Limonov, in quanto emarginato dalla società occidentale e poi nostalgico sovietico nella Russia di Putin, rappresenta il contraltare di questa trasformazione nella politica, nella cultura e nella società del Duemila, è un fantasma del Novecento che irrompe con veemenza fisica – persino militare – nel XXI secolo. In questo, la sua figura non è affatto diversa da quella di Putin, con l’unica differenza che Putin – un ex gerarca del KGB che ha preso il potere con il favore del vecchio apparato statale sovietico – ce l’ha fatta, Limonov no. Quando viene messo in carcere, racconta Carrère, Limonov sente di aver raggiunto finalmente il suo obiettivo, ovvero essere riconosciuto come il primo e più importante tra gli scarti della Storia:
«Ne ho incontrati molti», scrive, «di questi uomini forti e malvagi che hanno ucciso e ora sono torturati dallo Stato. Sono miei fratelli, io sono un piccolo mužik come loro in balia del vento ostile delle prigioni. Voi me l’avete chiesto e io scrivo per voi, ragazzi, ospiti delle segrete. Non vi giudico. Sono uno di voi […] Appartengo a quella categoria di persone che non si sentono perdute in nessun luogo. Vado verso gli altri, gli altri vengono verso di me. Le cose si aggiustano naturalmente».
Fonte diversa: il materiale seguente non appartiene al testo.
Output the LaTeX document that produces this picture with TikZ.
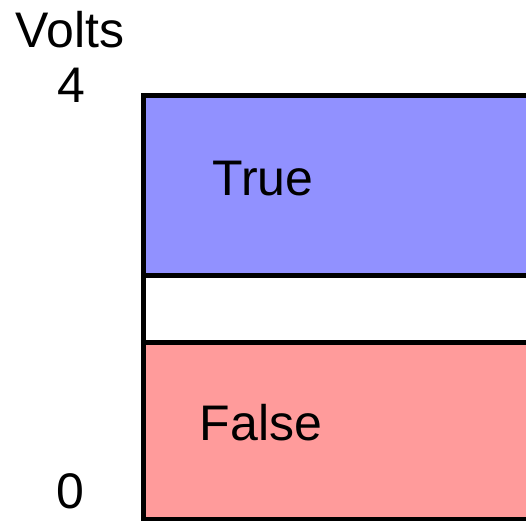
\documentclass[tikz,border=0pt]{standalone}
\usepackage{fontspec}
\setmainfont{Liberation Sans}
\definecolor{truecol}{RGB}{145,145,255}
\definecolor{falsecol}{RGB}{255,155,155}
\tikzset{
  band/.style={line width=5pt},
  lbl/.style={anchor=base, inner sep=0pt, font=\fontsize{50}{50}\selectfont}
}

\begin{document}
\begin{tikzpicture}[x=1pt,y=-1pt]
  \useasboundingbox (0,0) rectangle (526,520);
  \clip (0,0) rectangle (526,520);
  % logic regions
  \fill[truecol] (143,95) rectangle (540,275);
  \fill[falsecol] (143,342) rectangle (540,519);
  \draw[band] (540,95) -- (143,95) -- (143,519) -- (540,519);
  \draw[band] (143,275) -- (540,275);
  \draw[band] (143,342) -- (540,342);
  % labels
  \node[lbl] (volts) at (70,47) {Volts};
  \node[lbl] (four) at (71,102) {4};
  \node[lbl] (zero) at (70,508) {0};
  \node[lbl] (true) at (263,195) {True};
  \node[lbl] (false) at (261,440) {False};
\end{tikzpicture}
\end{document}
La celebrità di Limonov rappresenta il riflesso, affascinante e derelitto, del passato sul tempo presente. Più volte Carrère lo racconta accerchiato da giovani, mentre emana un’autorità dal carattere storico, che trascende il suo essere individuale. Il fascino che evoca è un fascino secolarizzato. Per questo motivo, il demerito di un film come quello di Serebrennikov è di aver reso la biografia di Limonov esclusivamente “la ballata di Eddie”, la storia di un punk raccontata a ritmo di musica. Se alla figura di Limonov sottraiamo la Storia che l’ha prodotta, ciò che resta è un dandy isterico, maniacale, pieno di aspirazioni frivole e di idiosincrasie. Serebrennikov cerca di fare di Limonov una celebrità in senso occidentale, un uomo che aspira a nient’altro che alla realizzazione di sé e non a un cambiamento della società per mezzo di sé. In questo, credo, risiede uno dei rischi principali del culto contemporaneo della celebrità: quella di astrarre gli individui dal loro contesto. Quando sono uscito dalla sala in cui proiettavano il film, la persona accanto a me, che non aveva letto il romanzo di Carrère, lo ha commentato così: «Mi è sembrata la parodia di un coglione».